__Excerpted records__.

+===+

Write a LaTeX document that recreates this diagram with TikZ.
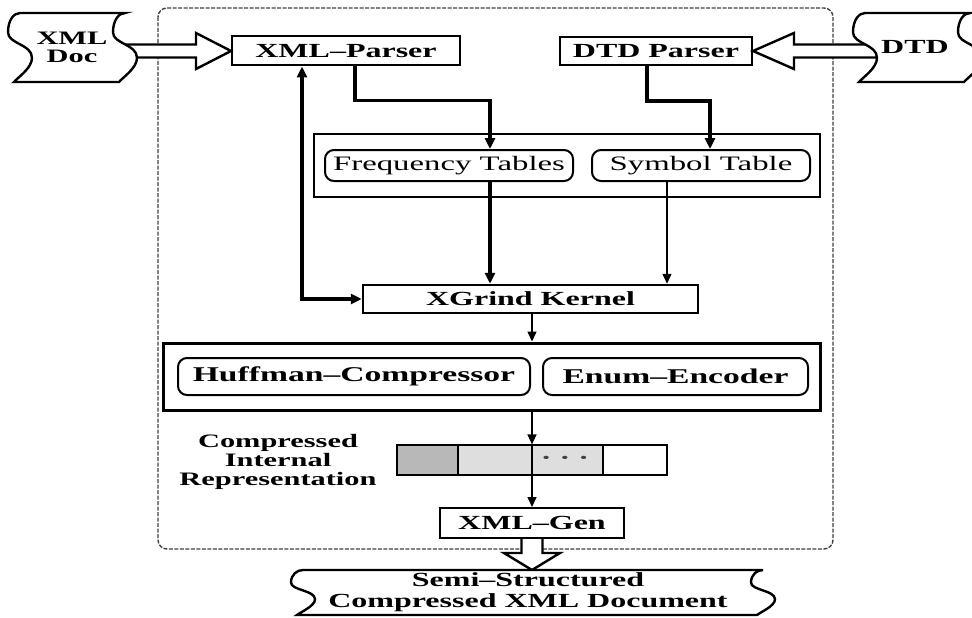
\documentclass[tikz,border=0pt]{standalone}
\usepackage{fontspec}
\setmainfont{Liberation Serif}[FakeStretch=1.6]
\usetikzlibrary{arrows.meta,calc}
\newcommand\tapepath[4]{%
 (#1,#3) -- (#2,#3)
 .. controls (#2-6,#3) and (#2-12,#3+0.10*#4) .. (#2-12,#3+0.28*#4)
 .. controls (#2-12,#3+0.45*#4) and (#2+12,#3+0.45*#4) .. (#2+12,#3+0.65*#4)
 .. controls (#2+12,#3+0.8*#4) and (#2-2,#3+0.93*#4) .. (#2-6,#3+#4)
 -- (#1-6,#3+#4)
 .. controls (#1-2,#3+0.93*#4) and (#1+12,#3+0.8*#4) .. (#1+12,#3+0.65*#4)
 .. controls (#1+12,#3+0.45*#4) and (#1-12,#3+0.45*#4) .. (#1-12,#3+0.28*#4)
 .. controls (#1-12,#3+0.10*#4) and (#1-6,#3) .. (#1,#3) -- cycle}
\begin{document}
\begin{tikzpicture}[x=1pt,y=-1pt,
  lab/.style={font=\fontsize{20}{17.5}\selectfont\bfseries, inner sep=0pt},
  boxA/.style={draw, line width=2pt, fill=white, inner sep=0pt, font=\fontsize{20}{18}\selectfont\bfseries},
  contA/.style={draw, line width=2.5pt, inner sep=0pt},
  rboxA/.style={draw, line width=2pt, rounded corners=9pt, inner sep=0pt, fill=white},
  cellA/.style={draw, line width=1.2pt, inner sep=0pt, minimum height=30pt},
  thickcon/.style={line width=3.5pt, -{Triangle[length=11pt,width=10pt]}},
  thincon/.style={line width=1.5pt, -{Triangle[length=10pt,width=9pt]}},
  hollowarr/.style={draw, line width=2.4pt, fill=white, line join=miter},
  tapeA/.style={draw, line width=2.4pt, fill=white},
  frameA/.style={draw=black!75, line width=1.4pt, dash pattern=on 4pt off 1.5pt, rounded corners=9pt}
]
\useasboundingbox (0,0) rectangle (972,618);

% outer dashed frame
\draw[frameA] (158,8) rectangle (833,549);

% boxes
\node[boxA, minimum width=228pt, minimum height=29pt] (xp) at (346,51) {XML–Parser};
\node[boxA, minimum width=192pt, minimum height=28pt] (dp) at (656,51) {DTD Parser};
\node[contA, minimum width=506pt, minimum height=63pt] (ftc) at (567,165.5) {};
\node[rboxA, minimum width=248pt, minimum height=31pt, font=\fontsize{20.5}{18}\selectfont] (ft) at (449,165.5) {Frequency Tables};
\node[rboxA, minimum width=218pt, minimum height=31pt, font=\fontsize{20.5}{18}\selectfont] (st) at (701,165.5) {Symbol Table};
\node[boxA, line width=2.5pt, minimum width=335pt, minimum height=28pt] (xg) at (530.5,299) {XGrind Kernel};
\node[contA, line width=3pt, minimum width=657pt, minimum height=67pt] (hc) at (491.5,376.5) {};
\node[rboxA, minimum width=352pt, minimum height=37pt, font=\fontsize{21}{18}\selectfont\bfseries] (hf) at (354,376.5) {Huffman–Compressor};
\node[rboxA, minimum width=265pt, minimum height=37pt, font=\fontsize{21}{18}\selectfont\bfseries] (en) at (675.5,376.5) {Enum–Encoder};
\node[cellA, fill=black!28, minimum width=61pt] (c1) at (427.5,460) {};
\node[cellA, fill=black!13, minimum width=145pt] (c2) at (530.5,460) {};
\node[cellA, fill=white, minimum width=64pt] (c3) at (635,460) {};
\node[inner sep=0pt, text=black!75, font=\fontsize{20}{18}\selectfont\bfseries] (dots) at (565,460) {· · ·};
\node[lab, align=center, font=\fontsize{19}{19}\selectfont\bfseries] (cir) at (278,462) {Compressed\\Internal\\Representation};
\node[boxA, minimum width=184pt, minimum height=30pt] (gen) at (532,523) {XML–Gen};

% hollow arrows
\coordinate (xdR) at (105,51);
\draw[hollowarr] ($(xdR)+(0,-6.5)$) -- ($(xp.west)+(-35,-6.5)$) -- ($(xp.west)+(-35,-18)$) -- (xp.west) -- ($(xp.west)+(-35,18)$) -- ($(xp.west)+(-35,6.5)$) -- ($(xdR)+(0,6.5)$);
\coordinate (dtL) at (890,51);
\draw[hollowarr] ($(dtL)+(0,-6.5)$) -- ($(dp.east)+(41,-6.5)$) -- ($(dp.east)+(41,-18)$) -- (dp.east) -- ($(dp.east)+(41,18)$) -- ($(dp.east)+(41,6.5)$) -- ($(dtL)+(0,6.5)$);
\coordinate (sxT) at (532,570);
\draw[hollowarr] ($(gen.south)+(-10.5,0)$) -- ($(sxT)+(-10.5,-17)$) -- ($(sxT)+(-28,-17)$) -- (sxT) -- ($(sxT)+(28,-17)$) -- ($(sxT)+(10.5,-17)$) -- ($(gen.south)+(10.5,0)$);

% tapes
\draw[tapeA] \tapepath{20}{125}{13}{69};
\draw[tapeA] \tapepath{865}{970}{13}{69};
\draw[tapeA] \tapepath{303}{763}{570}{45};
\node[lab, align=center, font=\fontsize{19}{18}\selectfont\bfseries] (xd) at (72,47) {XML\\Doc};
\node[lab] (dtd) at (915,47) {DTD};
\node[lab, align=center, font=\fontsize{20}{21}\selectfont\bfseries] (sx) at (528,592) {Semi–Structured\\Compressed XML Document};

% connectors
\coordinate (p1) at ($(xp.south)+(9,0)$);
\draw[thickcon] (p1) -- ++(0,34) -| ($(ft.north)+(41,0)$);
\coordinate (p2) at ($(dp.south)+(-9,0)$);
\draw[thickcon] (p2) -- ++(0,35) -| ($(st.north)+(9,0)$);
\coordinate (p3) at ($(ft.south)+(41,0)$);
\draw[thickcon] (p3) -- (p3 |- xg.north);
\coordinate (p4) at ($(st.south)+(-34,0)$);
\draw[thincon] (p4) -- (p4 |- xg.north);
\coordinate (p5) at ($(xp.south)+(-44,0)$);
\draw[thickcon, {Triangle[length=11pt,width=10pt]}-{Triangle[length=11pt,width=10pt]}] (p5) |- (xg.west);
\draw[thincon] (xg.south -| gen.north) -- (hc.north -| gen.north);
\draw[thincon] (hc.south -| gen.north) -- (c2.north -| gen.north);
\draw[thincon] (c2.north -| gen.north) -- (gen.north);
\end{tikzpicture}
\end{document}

+===+

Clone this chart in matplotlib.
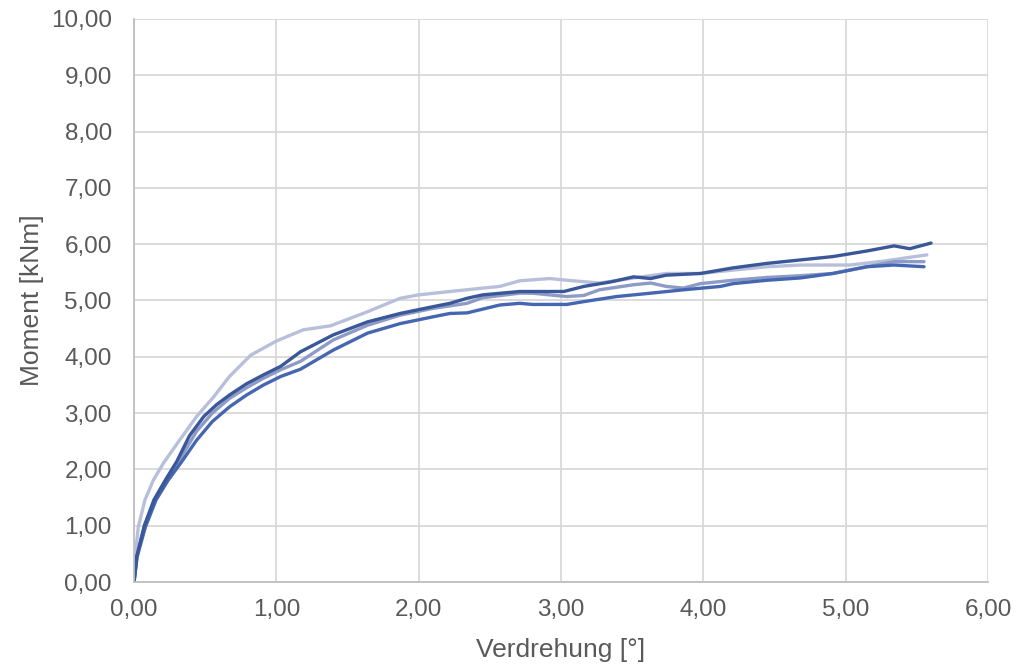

+===+

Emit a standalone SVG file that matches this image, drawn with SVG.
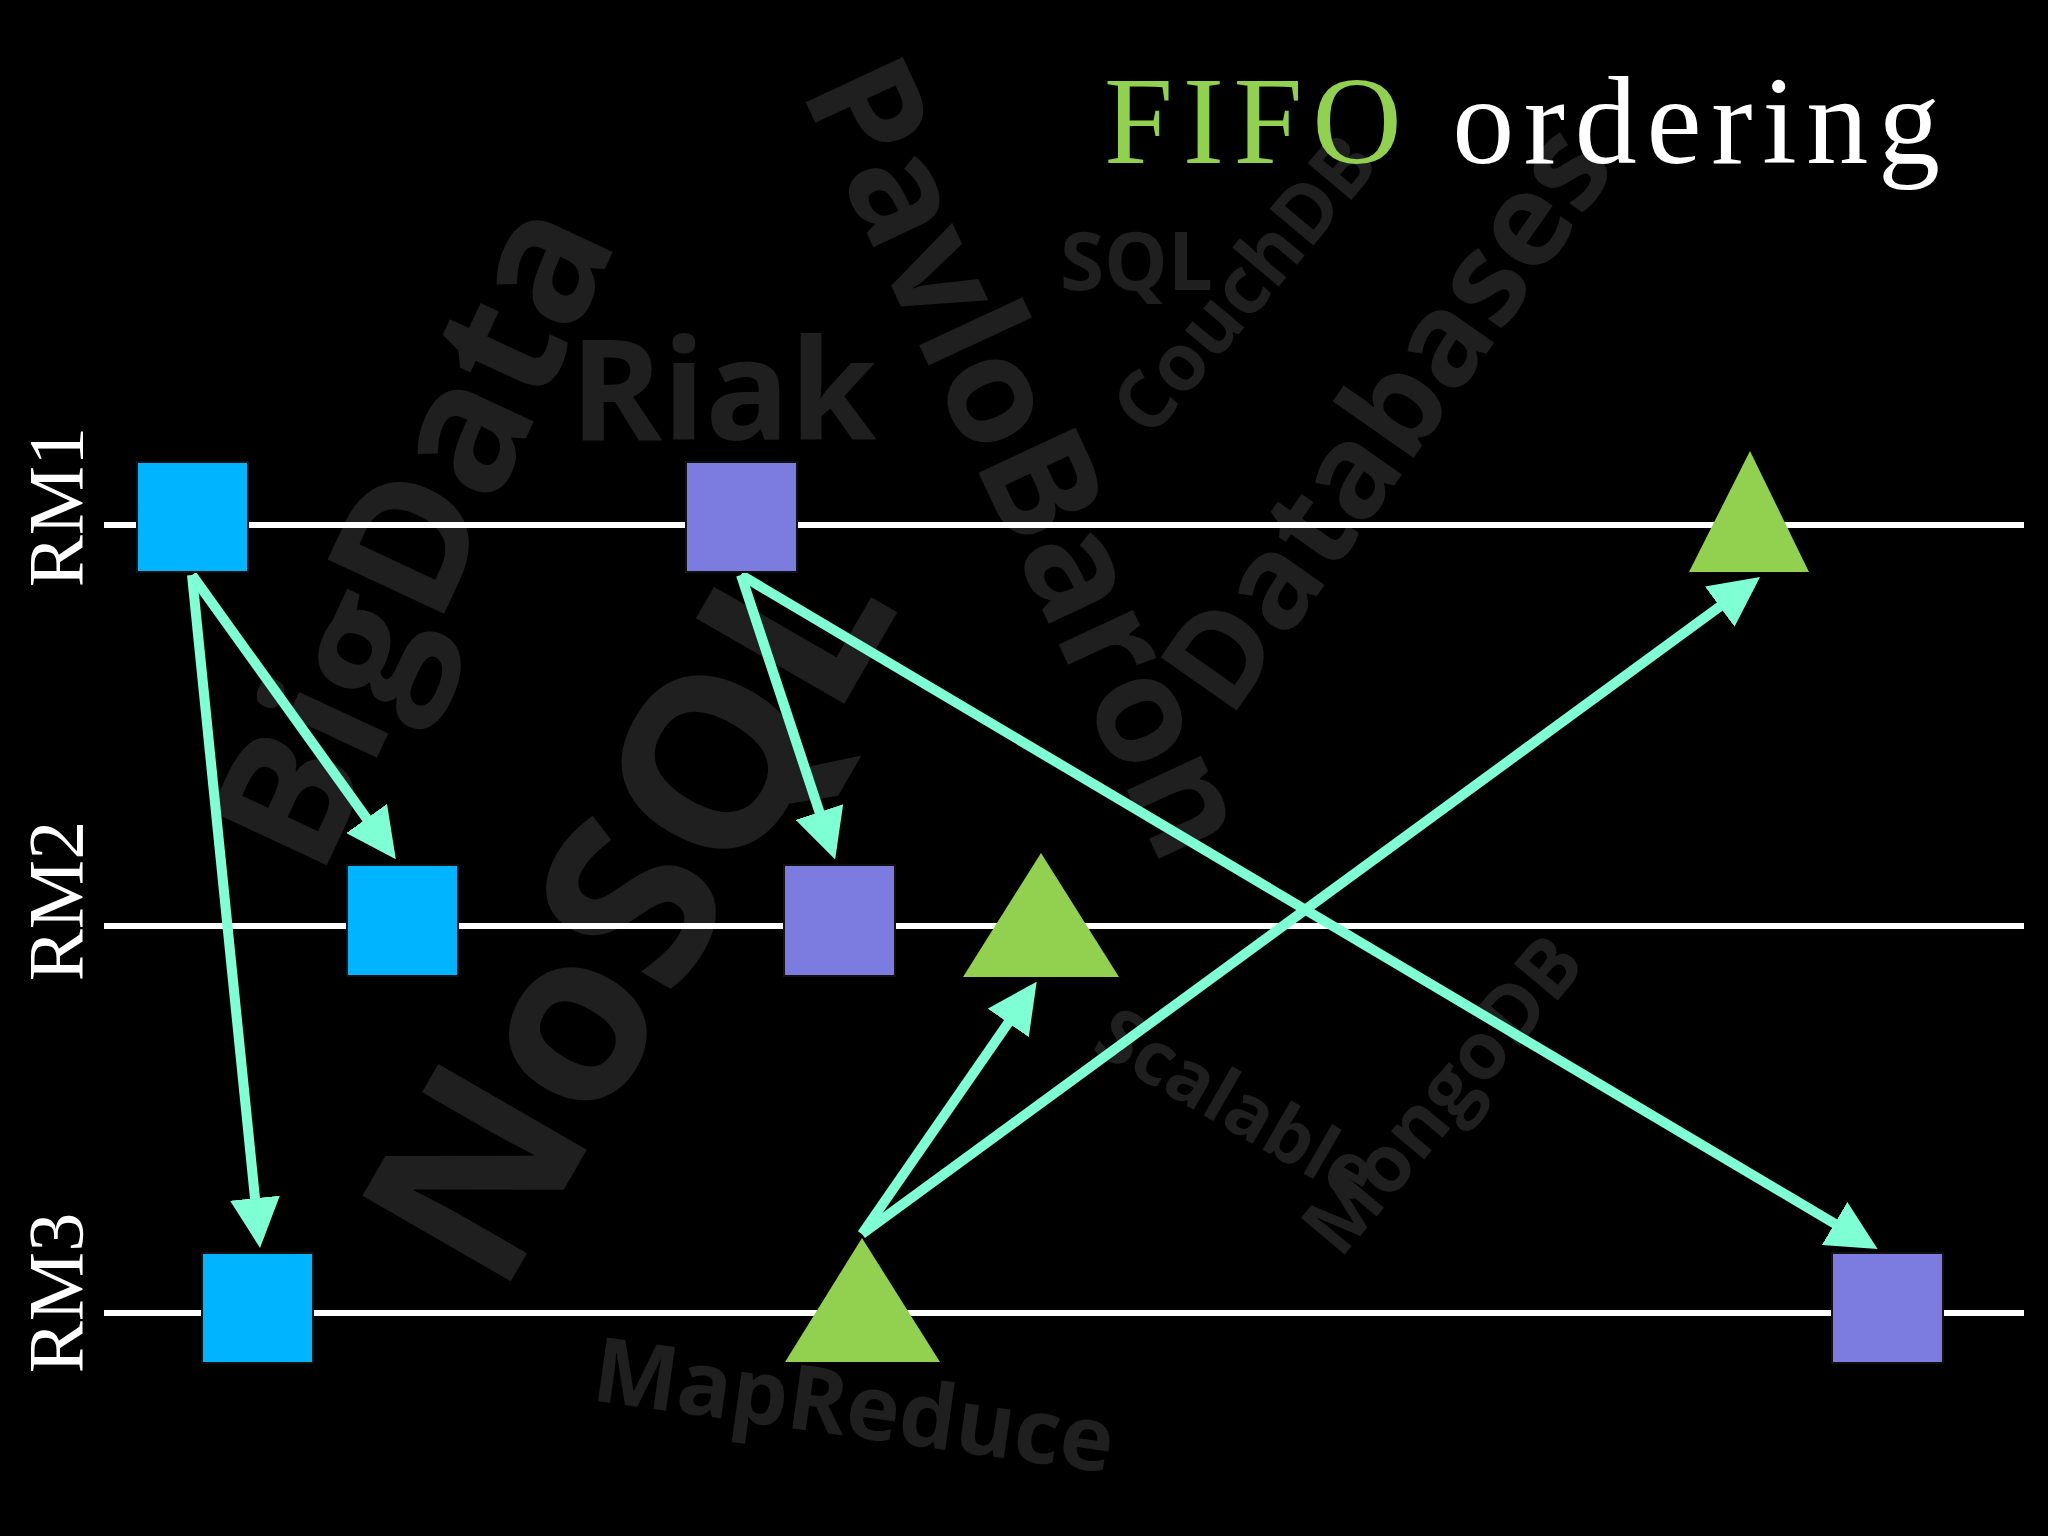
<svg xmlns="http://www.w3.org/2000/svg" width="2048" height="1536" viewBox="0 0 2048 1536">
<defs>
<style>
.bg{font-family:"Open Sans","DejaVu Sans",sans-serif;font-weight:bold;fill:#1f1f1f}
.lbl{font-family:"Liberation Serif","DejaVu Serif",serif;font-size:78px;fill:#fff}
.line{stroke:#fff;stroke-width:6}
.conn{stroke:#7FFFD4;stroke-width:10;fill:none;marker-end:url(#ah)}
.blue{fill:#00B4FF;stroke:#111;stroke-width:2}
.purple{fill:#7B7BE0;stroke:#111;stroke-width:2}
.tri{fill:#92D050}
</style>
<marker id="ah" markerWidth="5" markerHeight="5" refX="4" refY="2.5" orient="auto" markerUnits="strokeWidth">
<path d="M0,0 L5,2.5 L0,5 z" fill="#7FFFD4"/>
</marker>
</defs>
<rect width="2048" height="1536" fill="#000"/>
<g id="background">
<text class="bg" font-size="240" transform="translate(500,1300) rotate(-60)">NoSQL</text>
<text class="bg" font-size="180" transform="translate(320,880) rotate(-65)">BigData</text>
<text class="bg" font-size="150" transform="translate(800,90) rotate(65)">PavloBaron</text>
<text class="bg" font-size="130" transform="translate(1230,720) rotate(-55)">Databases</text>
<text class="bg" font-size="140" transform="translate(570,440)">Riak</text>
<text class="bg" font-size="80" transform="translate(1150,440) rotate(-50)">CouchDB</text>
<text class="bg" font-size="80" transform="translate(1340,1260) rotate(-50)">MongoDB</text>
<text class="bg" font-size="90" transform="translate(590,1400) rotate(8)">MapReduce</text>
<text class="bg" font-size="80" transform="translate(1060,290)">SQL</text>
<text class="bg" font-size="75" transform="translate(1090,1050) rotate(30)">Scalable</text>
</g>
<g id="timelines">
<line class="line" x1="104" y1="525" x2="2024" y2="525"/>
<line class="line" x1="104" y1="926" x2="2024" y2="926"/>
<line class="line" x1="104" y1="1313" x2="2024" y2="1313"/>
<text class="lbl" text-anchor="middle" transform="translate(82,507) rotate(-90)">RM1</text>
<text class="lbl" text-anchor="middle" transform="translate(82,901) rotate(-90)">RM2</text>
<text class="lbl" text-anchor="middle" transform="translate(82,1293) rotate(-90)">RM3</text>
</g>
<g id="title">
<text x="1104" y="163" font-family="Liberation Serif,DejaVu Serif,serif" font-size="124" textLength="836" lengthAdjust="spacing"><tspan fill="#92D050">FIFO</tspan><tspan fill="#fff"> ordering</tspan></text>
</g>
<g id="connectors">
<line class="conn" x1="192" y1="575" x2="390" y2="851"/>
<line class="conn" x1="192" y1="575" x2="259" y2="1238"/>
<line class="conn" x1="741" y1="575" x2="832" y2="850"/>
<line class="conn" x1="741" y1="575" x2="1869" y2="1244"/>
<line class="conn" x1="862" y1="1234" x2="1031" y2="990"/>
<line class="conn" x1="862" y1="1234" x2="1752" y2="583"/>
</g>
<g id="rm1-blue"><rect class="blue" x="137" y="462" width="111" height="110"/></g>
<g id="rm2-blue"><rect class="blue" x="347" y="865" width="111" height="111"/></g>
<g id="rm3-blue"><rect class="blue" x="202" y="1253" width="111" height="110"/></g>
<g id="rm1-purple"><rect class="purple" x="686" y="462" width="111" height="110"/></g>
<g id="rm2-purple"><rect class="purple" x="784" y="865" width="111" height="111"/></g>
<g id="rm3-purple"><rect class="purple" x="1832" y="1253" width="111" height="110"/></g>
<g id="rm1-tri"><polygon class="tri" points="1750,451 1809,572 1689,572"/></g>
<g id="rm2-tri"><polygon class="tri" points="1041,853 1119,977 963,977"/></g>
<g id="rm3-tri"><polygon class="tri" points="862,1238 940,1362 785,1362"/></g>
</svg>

+===+

__The problem__. Extract all lines containing the word "that".

__Written solution__.
Write a LaTeX document that recreates this diagram with TikZ.
Emit a standalone SVG file that matches this image, drawn with SVG.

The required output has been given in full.